In his daily life, Dominic Russell is a Neanderthal. A Viking Warrior. A Roman Centurion. He runs history workshops for children in one-off “Wow” days. His mission is to engage children (and adults) with history. He’s brimming with ideas, consistently drawing from his vast knowledge of local history and applying it to his everyday experiences, he has a unique perspective of what Coventry was, what it is and what it could be.
So what’s your day job like?
Dramatic. Kids take a lot of energy! I like to keep children moving around the room, engaging with history and bringing it to life. The worst thing you can do as a child or adult, is sit still all day. You have to move to keep your brain working! In the past I’ve also worked for the Lunt Roman Fort and the Herbert Art Gallery too, helping to bring Coventry’s history to life.
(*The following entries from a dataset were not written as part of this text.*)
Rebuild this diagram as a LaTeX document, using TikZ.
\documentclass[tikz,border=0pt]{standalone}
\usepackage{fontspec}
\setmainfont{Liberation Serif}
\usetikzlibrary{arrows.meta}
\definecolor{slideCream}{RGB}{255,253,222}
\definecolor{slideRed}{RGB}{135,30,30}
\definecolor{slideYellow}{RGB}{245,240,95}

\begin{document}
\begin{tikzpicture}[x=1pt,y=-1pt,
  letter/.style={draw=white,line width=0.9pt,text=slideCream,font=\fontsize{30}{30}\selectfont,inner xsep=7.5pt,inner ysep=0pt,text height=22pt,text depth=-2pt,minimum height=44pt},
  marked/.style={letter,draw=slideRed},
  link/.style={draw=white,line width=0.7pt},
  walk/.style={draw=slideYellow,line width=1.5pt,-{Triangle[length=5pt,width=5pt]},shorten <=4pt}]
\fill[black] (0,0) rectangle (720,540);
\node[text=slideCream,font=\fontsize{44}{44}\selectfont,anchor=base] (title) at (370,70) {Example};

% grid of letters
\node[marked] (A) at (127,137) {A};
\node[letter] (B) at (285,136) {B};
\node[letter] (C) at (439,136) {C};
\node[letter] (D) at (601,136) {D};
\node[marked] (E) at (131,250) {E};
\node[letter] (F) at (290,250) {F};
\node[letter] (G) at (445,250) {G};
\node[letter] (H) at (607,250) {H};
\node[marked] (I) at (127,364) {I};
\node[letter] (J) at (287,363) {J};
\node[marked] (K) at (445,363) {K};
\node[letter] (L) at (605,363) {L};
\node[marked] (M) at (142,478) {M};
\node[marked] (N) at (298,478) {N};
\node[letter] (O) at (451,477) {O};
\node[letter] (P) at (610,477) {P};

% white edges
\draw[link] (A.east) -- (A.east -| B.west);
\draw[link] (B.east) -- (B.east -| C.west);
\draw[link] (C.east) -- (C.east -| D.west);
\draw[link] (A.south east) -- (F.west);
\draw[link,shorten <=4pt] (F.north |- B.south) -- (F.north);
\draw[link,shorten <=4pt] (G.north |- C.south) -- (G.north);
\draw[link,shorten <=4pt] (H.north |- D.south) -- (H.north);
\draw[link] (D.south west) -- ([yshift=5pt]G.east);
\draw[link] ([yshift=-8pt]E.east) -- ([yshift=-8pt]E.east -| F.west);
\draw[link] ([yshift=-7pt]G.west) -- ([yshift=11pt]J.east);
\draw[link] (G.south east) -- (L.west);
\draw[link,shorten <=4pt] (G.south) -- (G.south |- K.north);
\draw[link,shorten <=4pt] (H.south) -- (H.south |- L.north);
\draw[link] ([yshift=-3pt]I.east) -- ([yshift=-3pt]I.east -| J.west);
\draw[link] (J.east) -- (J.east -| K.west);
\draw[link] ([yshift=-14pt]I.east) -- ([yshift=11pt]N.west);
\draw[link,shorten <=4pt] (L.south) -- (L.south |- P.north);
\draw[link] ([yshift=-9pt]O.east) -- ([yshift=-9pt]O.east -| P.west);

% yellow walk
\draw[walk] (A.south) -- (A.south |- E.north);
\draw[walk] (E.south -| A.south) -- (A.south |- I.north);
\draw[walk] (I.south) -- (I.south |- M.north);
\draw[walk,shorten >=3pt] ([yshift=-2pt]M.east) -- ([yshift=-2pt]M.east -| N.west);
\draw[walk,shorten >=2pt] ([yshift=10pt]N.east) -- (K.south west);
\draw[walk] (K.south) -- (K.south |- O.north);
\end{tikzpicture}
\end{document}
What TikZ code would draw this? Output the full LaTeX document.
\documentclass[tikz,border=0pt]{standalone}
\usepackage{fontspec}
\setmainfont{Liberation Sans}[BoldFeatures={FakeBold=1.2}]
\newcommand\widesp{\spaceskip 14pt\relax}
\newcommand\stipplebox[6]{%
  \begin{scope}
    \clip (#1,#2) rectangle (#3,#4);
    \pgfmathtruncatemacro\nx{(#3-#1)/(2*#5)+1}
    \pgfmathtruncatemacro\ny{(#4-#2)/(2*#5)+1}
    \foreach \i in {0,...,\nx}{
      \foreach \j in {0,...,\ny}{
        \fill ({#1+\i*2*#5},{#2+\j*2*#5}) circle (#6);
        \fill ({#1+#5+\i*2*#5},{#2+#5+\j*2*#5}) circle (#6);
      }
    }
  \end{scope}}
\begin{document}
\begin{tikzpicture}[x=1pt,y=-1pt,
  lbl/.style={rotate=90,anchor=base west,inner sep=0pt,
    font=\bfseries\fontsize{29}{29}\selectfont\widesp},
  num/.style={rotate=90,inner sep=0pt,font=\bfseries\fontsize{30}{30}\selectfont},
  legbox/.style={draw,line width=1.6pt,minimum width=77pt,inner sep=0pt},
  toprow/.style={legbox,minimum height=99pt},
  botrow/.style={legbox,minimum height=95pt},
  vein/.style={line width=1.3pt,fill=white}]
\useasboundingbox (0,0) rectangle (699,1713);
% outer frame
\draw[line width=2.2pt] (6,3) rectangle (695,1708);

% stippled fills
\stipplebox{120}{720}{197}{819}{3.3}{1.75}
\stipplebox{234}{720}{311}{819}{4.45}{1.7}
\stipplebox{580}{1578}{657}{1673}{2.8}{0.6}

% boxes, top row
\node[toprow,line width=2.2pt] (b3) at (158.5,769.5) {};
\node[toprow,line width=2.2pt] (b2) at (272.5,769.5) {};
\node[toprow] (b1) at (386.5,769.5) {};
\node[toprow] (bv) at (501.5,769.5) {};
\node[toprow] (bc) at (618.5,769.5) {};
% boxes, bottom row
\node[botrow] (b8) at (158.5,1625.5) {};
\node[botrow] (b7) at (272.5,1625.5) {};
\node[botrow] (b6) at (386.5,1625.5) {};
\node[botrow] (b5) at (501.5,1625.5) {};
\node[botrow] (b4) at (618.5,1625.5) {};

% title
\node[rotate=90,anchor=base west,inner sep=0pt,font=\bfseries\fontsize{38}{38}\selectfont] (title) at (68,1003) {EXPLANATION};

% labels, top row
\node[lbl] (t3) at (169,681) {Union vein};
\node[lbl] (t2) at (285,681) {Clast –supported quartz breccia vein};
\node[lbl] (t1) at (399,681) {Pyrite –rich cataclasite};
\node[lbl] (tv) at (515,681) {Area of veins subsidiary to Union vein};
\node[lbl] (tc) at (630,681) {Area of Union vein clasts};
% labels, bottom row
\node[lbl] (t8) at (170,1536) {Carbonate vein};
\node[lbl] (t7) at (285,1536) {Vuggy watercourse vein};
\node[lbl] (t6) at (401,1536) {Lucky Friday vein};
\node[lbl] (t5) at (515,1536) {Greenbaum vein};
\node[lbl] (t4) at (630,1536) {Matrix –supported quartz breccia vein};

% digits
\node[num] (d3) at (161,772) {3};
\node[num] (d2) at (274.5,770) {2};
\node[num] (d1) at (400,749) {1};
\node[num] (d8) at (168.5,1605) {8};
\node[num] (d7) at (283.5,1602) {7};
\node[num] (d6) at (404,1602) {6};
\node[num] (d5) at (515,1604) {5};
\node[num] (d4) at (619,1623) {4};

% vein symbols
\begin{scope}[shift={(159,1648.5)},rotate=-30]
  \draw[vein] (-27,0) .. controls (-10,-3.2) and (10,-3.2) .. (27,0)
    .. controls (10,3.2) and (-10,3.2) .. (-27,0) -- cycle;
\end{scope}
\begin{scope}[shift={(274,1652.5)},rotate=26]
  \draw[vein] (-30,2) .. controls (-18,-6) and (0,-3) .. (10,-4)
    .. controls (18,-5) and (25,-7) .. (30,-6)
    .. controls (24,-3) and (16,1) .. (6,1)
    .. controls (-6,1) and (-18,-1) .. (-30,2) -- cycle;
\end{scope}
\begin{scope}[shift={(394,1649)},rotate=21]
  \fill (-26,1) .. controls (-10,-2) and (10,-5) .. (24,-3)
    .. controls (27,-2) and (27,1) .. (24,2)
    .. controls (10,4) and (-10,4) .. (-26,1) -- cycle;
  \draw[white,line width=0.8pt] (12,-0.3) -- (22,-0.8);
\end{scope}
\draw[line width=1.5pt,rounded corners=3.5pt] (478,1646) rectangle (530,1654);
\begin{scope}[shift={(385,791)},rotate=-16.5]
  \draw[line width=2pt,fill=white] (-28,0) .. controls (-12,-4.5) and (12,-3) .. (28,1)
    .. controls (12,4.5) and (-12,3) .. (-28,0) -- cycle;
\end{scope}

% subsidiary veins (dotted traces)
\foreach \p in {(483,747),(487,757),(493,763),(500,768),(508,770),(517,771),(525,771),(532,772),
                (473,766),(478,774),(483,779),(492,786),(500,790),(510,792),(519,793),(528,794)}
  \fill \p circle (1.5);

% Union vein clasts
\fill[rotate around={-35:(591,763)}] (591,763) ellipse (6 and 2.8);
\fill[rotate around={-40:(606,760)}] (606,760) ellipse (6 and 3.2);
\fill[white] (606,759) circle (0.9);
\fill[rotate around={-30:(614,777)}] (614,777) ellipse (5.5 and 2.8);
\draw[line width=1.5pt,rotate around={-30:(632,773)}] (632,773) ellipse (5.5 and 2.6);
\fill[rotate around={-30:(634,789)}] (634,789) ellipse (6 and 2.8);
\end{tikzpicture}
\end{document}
So you’re the man to go to for information when it comes to Coventry’s history?
I am deeply intrigued by Coventry – all the different periods of history it contains is absolutely extraordinary. I’m not just talking about the obvious things in the city centre either – the cathedral and the medieval undercroft are absolutely fantastic places to explore and learn about but there’s somewhere much more interesting that people often forget about – The Lunt Roman Fort.
What makes the Lunt Roman Fort so different?
The Lunt is unique – there’s nothing like it in the entire Roman Empire. Most Roman forts are playing card shaped, with straight walls. Lunt’s walls are curved to accommodate a gyrus – a ring in the centre of the structure. And then there is the Principa, which is the head quarters building, four times bigger than it should be which means it’s likely to have hosted someone very important. It’s amazing and a thrilling place to work. It’s a really important piece of Coventry’s history. A vital part of our heritage.
Would you say it’s one of the essential places all Coventrians should visit?
Yes, but of course it doesn’t matter where you are in Coventry, there are layers upon layers of history. The best time to experience the city is that time just before dusk, as the sun is setting and the heat of the day is dissipating. The calmness of a summer evening, where the cool rain hits the hot stone of the old buildings and cobbled streets and you can really reflect on just how beautiful our historical city is.
I know that as people of Coventry, a lot of us are proud of our city’s rich history
so we should be! Coventry really was the spearhead for so many great things throughout history. It’s always been very important and forward-thinking . Did you know Coventry has had three cathedrals? The one that has now gone was one of the largest cathedrals in Europe of the time before it was destroyed by Henry VIII. Coventry was also the first city in the UK to get underground plumbing in 1321. The Herbert Art Gallery has a fantastic open store, just full of treasures. Even going as far back as containing a coin held by Julius Caesar! It’s a vast and important collection and we should be proud to have it.
What else should Coventry people take pride in that’s of more recent history?
Ourselves. The individuals I’ve met in Coventry are endlessly creative and talented. We live in a strong city filled with potential and we just need to be sure to get outside and experience all the city has to offer. There are some great local charities, communities and organisations that help to reach out to people and give them a safe space.
Do you feel that Coventry has changed in recent years? Do you believe it’s improving?
There have been some great new events recently and it seems like opportunities keep popping up. New music festivals and bigger names at gigs, better venues and more opportunities for open discussion on how we can keep improving. However, how successful Coventry is all rests upon the individual. We are all the foundation which helps Coventry to thrive. You can choose where you spend your money and your time and the only way to see the benefits long term is to spend it locally.
What do you think is missing from Coventry now? What do you think it needs?
It needs citizen engagement. What I’d personally love to do is get more people engaged with democracy – help people to realise they have a voice and they should use it. There’s been so much division in the city in the past years but it seems now we’re becoming more united towards a common goal on the lead-up to 2021. We need to realise we are powerful and we should work towards making Coventry’s future as rich as it’s past.
Dominic Russell is a local historian and scholar. You can find him with a pint in hand at FarGo village.